# Pine Island Sound 3/17/12



## pete_paschall (May 8, 2009)

Awesome! I'm going to have to move down there, one of these days...

Pete


----------



## Jacob_Johnson (Sep 15, 2010)

Thanks! its a great area to fish, don't usually catch that kind of size (caught about 9 that were 23-27) but once and a while ul get that big hit and harder pull!


----------



## EER (Jul 16, 2011)

Thats a Nice red!


----------



## Cody_F (Oct 26, 2010)

PI is where its at! My biggest is 32" as well. Great area to fish.


----------



## Cody_F (Oct 26, 2010)

You Going to be getting in on the LCEC Tournament coming up? And the fort myers high tournament?


----------



## Jacob_Johnson (Sep 15, 2010)

Thanks! I won't be in the LCEC tournament but I am one of the people putting the Fort Myers High tournament together so I will be fishing that. I be in the Gheenoe club tournament as well out of Matlacha, April 7th as well.


----------



## Jacob_Johnson (Sep 15, 2010)

Also got this nice 6.5 lb tournament red


----------



## JRyanL (Aug 15, 2009)

Nice job. I wish I could get out and prefish fir the next tournament. My spots on the Bar have dried up from what my partner's been saying. Really gotta try to find them again before the next tourney or it's gonna be a long day for us. I'm probably going to fish the LCEC tournament this year too


----------



## Jacob_Johnson (Sep 15, 2010)

Thanks James! Now that I am looking at it, I probably will be fishing the LCEC tournament. Seems like a good set-up except i haven't caught a mangrove snapper in about a year lol, just never go for them.


----------



## JRyanL (Aug 15, 2009)

Yeah looks like a good tourney and not to expensive. I haven't fished for snapper in a long time. But I think I can find a decent one. I hear they are big near the Sanibel Causeway, but I'm not gonna run down there for them.


----------



## Jacob_Johnson (Sep 15, 2010)

That it is. Are you going to be in the FMHS tournament? and il look out for snapper. I have a couple of holes with big ones but i need live shrimp for sure!


----------



## JRyanL (Aug 15, 2009)

No I'm gonna have to pass on that one this year. Just don't have the funds for it. My wife would kill me, lol


----------



## Cody_F (Oct 26, 2010)

All my snapper holes are a little drive also lol , No where near my redfish


----------



## Jacob_Johnson (Sep 15, 2010)

James, if you go with someone else it's only 75$ because it's 150$ per boat  guess I'm just going to have to beat you in the monthly tournament  lol


----------



## JRyanL (Aug 15, 2009)

Yeah, I know. And that's a really reasonable fee for a fundraiser tourney. I just can't afford all 3 next month plus fishing expenses. My wife just gave birth to our 2nd child last week... Babies are expensive.

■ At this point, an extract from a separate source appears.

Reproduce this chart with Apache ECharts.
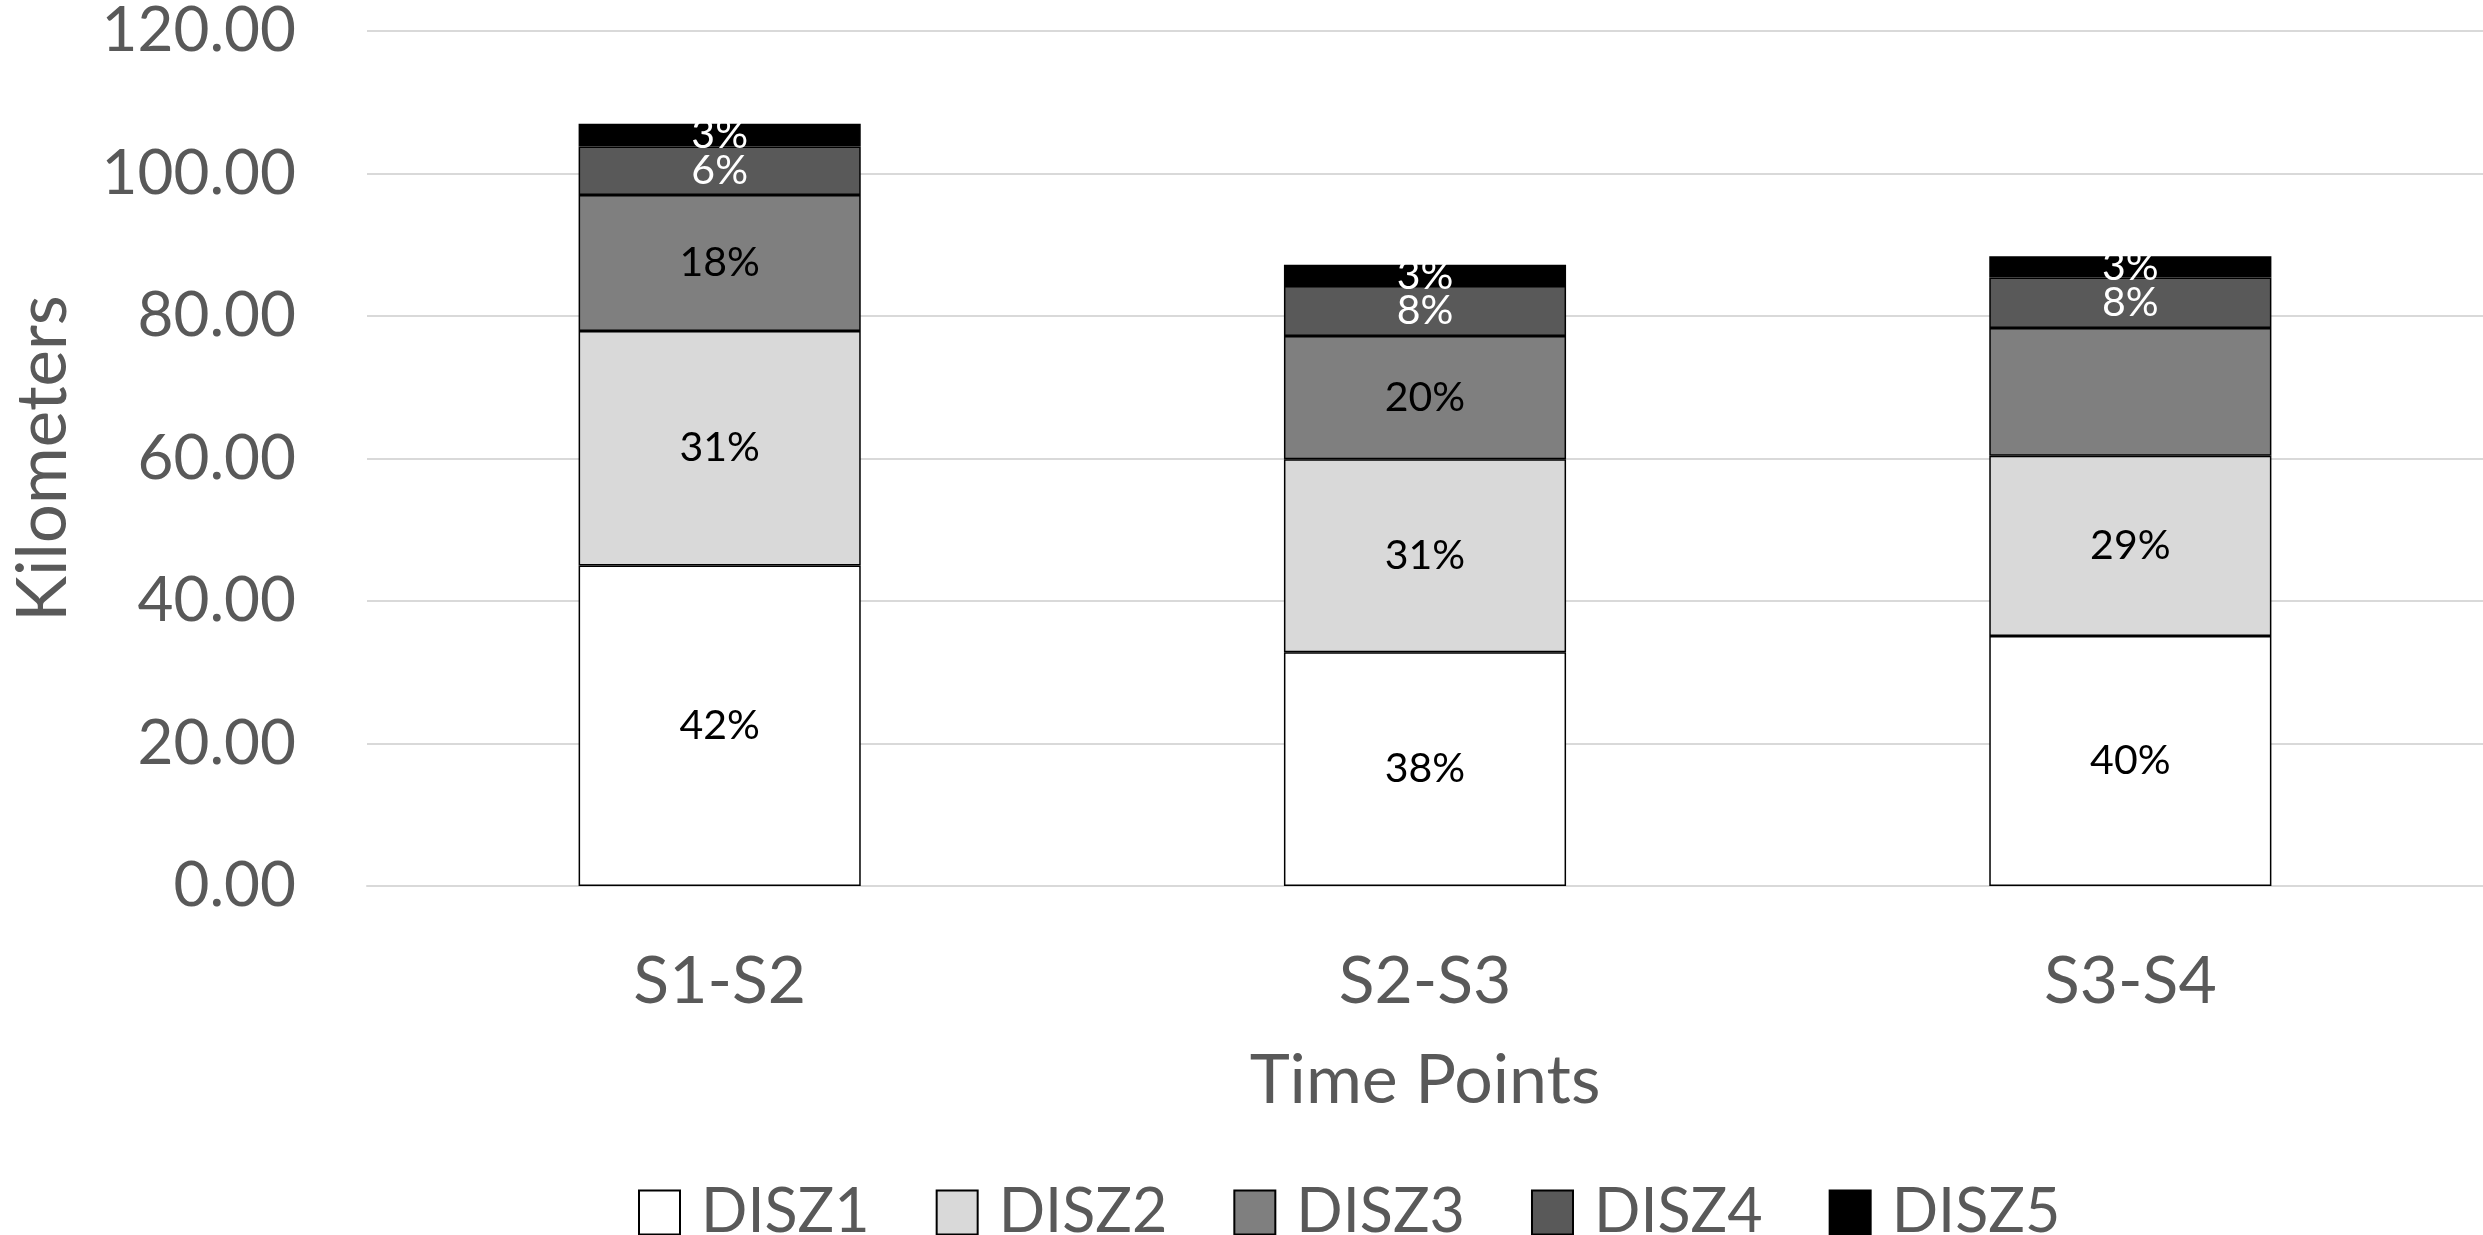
<!DOCTYPE html>
<html>
<head>
<meta charset="utf-8">
<title>Kilometers by time points</title>
<script src="https://cdn.jsdelivr.net/npm/echarts@6/dist/echarts.min.js"></script>
<style>
  html, body { margin: 0; padding: 0; background: #ffffff; }
  #chart { width: 2483px; height: 1235px; }
</style>
</head>
<body>
<div id="chart"></div>
<script>
// Time-point intervals on the x axis
const categories = ['S1-S2', 'S2-S3', 'S3-S4'];

// Kilometers travelled in each distance zone, per interval
const disz1 = [45.0, 32.8, 35.1];
const disz2 = [32.9, 27.1, 25.3];
const disz3 = [19.1, 17.3, 17.9];
const disz4 = [6.8, 7.0, 7.1];
const disz5 = [3.2, 3.0, 3.0];

const seriesNames = ['DISZ1', 'DISZ2', 'DISZ3', 'DISZ4', 'DISZ5'];
const seriesValues = [disz1, disz2, disz3, disz4, disz5];

// Y axis tick labels
const yTicks = [0, 20, 40, 60, 80, 100, 120];

// Segments that carry no percentage label
const unlabeled = [['DISZ3', 'S3-S4']];

const fills = ['#ffffff', '#d9d9d9', '#7f7f7f', '#595959', '#000000'];
const labelColors = ['#000000', '#000000', '#000000', '#ffffff', '#ffffff'];
const FONT = 'Lato, "Liberation Sans", sans-serif';
const TEXT = '#595959';

// Column totals, used for the percentage labels
const totals = categories.map((_, i) =>
  seriesValues.reduce((s, arr) => s + arr[i], 0));

const series = seriesNames.map((name, si) => ({
  name: name,
  type: 'bar',
  stack: 'km',
  barWidth: '40%',
  itemStyle: { color: fills[si], borderColor: '#000000', borderWidth: 1.5 },
  label: {
    show: true,
    position: 'inside',
    color: labelColors[si],
    fontFamily: FONT,
    fontSize: 41,
    formatter: p => Math.round(p.value / totals[p.dataIndex] * 100) + '%'
  },
  data: seriesValues[si].map((v, ci) => {
    const hide = unlabeled.some(u => u[0] === name && u[1] === categories[ci]);
    return hide ? { value: v, label: { show: false } } : v;
  })
}));

const chart = echarts.init(document.getElementById('chart'), null, { renderer: 'canvas' });

chart.setOption({
  backgroundColor: '#ffffff',
  animation: false,
  grid: { left: 367, right: 0, top: 31, bottom: 349, containLabel: false },
  legend: {
    data: seriesNames,
    left: 633,
    top: 1177,
    icon: 'rect',
    itemWidth: 41,
    itemHeight: 44,
    itemGap: 66,
    textStyle: { color: TEXT, fontFamily: FONT, fontSize: 61, padding: [0, 0, 0, 16] },
    itemStyle: { borderColor: '#000000', borderWidth: 2 }
  },
  xAxis: {
    type: 'category',
    data: categories,
    name: 'Time Points',
    nameLocation: 'middle',
    nameGap: 161,
    nameTextStyle: { color: TEXT, fontFamily: FONT, fontSize: 68 },
    axisLine: { show: true, lineStyle: { color: '#d9d9d9', width: 2 } },
    axisTick: { show: false },
    axisLabel: { color: TEXT, fontFamily: FONT, fontSize: 66, margin: 63 }
  },
  yAxis: {
    type: 'value',
    min: yTicks[0],
    max: yTicks[yTicks.length - 1],
    interval: yTicks[1] - yTicks[0],
    name: 'Kilometers',
    nameLocation: 'middle',
    nameGap: 289,
    nameTextStyle: { color: TEXT, fontFamily: FONT, fontSize: 69 },
    axisLine: { show: false },
    axisTick: { show: false },
    axisLabel: {
      color: TEXT, fontFamily: FONT, fontSize: 62, margin: 71,
      formatter: v => v.toFixed(2)
    },
    splitLine: { show: true, lineStyle: { color: '#d9d9d9', width: 2 } }
  },
  series: series
});
</script>
</body>
</html>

Lol

And you already beat me once. Lol. Matlacha is really competitive. Those guys know that area well. Gonna be tough.


----------



## Jacob_Johnson (Sep 15, 2010)

Babies are expensive.. Id hate to be my parents and pay for my addiction  you've beaten me once as well do this tournament is going to be the deciding factor lol


----------